Desde los tiempos ya primitivos del papel “pegamoscas”, cuyo funcionamiento básico consistía en dejar pegados a todos los insectos que tuvieran la mala suerte de tropezarse con él, las trampas para mosquitos se han ido haciendo más sofisticadas y actúan sobre el principio básico de atraer a los insectos hacia ellas.
Los moquitos hembra (recordemos que los machos no pican) deben conseguir sangre para reproducirse y para ello disponen de sensores que les ayudan a localizar a sus víctimas. Pueden detectar el dióxido de carbono de la respiración, el calor y, a veces, incluso el sudor.

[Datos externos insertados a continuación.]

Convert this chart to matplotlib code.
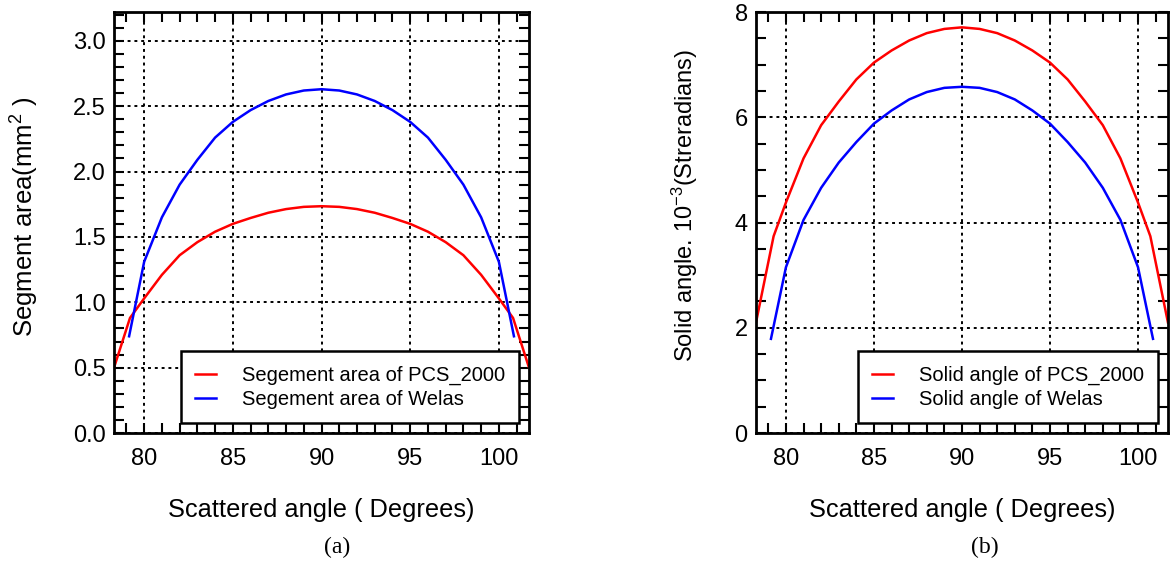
import matplotlib
matplotlib.use("Agg")
import matplotlib.pyplot as plt
from matplotlib.ticker import MultipleLocator, FormatStrFormatter

plt.rcParams['font.family'] = ['Liberation Sans', 'DejaVu Sans']
plt.rcParams['mathtext.fontset'] = 'custom'
plt.rcParams['mathtext.rm'] = 'Liberation Sans'
plt.rcParams['mathtext.it'] = 'Liberation Sans:italic'

# (a) segment area, mm^2
angle_pcs_a = [78.3, 79.2, 80, 81, 82, 83, 84, 85, 86, 87, 88, 89, 90,
               91, 92, 93, 94, 95, 96, 97, 98, 99, 100, 100.8, 101.7]
area_pcs = [0.50, 0.88, 1.03, 1.21, 1.36, 1.46, 1.54, 1.60, 1.645, 1.685, 1.713, 1.730, 1.735,
            1.730, 1.713, 1.685, 1.645, 1.60, 1.54, 1.46, 1.36, 1.21, 1.03, 0.88, 0.50]
angle_welas_a = [79.15, 80, 81, 82, 83, 84, 85, 86, 87, 88, 89, 90,
                 91, 92, 93, 94, 95, 96, 97, 98, 99, 100, 100.85]
area_welas = [0.74, 1.31, 1.65, 1.90, 2.09, 2.26, 2.38, 2.47, 2.54, 2.59, 2.62, 2.63,
              2.62, 2.59, 2.54, 2.47, 2.38, 2.26, 2.09, 1.90, 1.65, 1.31, 0.74]

# (b) solid angle, 1e-3 sr
angle_pcs_b = [78.3, 79.3, 80, 81, 82, 83, 84, 85, 86, 87, 88, 89, 90,
               91, 92, 93, 94, 95, 96, 97, 98, 99, 100, 100.7, 101.7]
solid_pcs = [2.10, 3.74, 4.38, 5.22, 5.85, 6.30, 6.72, 7.04, 7.27, 7.46, 7.60, 7.68, 7.71,
             7.68, 7.60, 7.46, 7.27, 7.04, 6.72, 6.30, 5.85, 5.22, 4.38, 3.74, 2.10]
angle_welas_b = [79.15, 80, 81, 82, 83, 84, 85, 86, 87, 88, 89, 90,
                 91, 92, 93, 94, 95, 96, 97, 98, 99, 100, 100.85]
solid_welas = [1.79, 3.15, 4.05, 4.66, 5.14, 5.53, 5.88, 6.13, 6.34, 6.48, 6.56, 6.58,
               6.56, 6.48, 6.34, 6.13, 5.88, 5.53, 5.14, 4.66, 4.05, 3.15, 1.79]

x_ticks = [80, 85, 90, 95, 100]


def style_axes(ax, ymajor, yminor):
    ax.set_xlim(78.3, 101.7)
    ax.set_xticks(x_ticks)
    ax.xaxis.set_minor_locator(MultipleLocator(1))
    ax.yaxis.set_major_locator(MultipleLocator(ymajor))
    ax.yaxis.set_minor_locator(MultipleLocator(yminor))
    ax.tick_params(which='both', direction='in', top=True, right=True,
                   width=1.5, labelsize=17)
    ax.tick_params(which='major', length=7)
    ax.tick_params(axis='x', which='major', pad=11)
    ax.tick_params(axis='y', which='major', pad=6)
    ax.tick_params(which='minor', length=7)
    ax.grid(True, which='major', color='black', linestyle=(0, (1.5, 2)), linewidth=1.4)
    for s in ax.spines.values():
        s.set_linewidth(2)
    ax.set_xlabel("Scattered angle ( Degrees)", fontsize=18.3, labelpad=20)


fig = plt.figure(figsize=(11.73, 5.62), dpi=100)
ax1 = fig.add_axes([0.0972, 0.2295, 0.3538, 0.749])
ax2 = fig.add_axes([0.6445, 0.2295, 0.3512, 0.749])

ax1.plot(angle_pcs_a, area_pcs, color='red', linewidth=1.8, label="Segement area of PCS_2000")
ax1.plot(angle_welas_a, area_welas, color='blue', linewidth=1.8, label="Segement area of Welas")
style_axes(ax1, 0.5, 0.1)
ax1.set_ylim(0, 3.22)
ax1.yaxis.set_major_formatter(FormatStrFormatter('%.1f'))
ax1.set_ylabel("Segment area(mm$^2$ )", fontsize=18.5)
ax1.yaxis.set_label_coords(-0.175, 0.514)

ax2.plot(angle_pcs_b, solid_pcs, color='red', linewidth=1.8, label="Solid angle of PCS_2000")
ax2.plot(angle_welas_b, solid_welas, color='blue', linewidth=1.8, label="Solid angle of Welas")
style_axes(ax2, 2, 0.5)
ax2.set_ylim(0, 8)
ax2.set_ylabel("Solid angle. 10$^{-3}$(Streradians)", fontsize=17)
ax2.yaxis.set_label_coords(-0.135, 0.54)

for ax in (ax1, ax2):
    leg = ax.legend(loc='lower right', fontsize=14.5, handlelength=1.0,
                    fancybox=False, framealpha=1, edgecolor='black',
                    borderaxespad=0.5, borderpad=0.7, labelspacing=0.25,
                    handletextpad=1.3)
    leg.get_frame().set_linewidth(1.8)

fig.text(337 / 1173, 1 - 547 / 562, "(a)", fontsize=17, family='Liberation Serif',
         ha='center', va='center')
fig.text(985 / 1173, 1 - 547 / 562, "(b)", fontsize=17, family='Liberation Serif',
         ha='center', va='center')

fig.savefig("out.png", dpi=100)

Un método muy usado desde hace unos años son los aparatos que mezclan dióxido de carbono y octenol para provocar una nube de gas que los mosquitos encuentran irresistible.
El funcionamiento es bien simple: un sistema difusor esparce una nube compuesta por octenol y dióxido de carbono; el primero simula los productos químicos de las plantas y el segundo es la principal guía de olfato de los mosquitos hembra cuando buscan sangre humana para chupar.
El gas resultante de esta mezcla atrae a los mosquitos en un área que depende de la potencia de la máquina, pero suele ser suficiente para cubrir un jardín de tamaño medio.
Cuando los insectos se dirigen a la fuente del gas son absorbidos por una boquilla succionadora hasta un recipiente donde mueren por deshidratación.
Algunos modelos más avanzados se ponen en marcha automáticamente al amanecer y al atardecer, las horas del día en que estos chupadores de sangre proliferan más.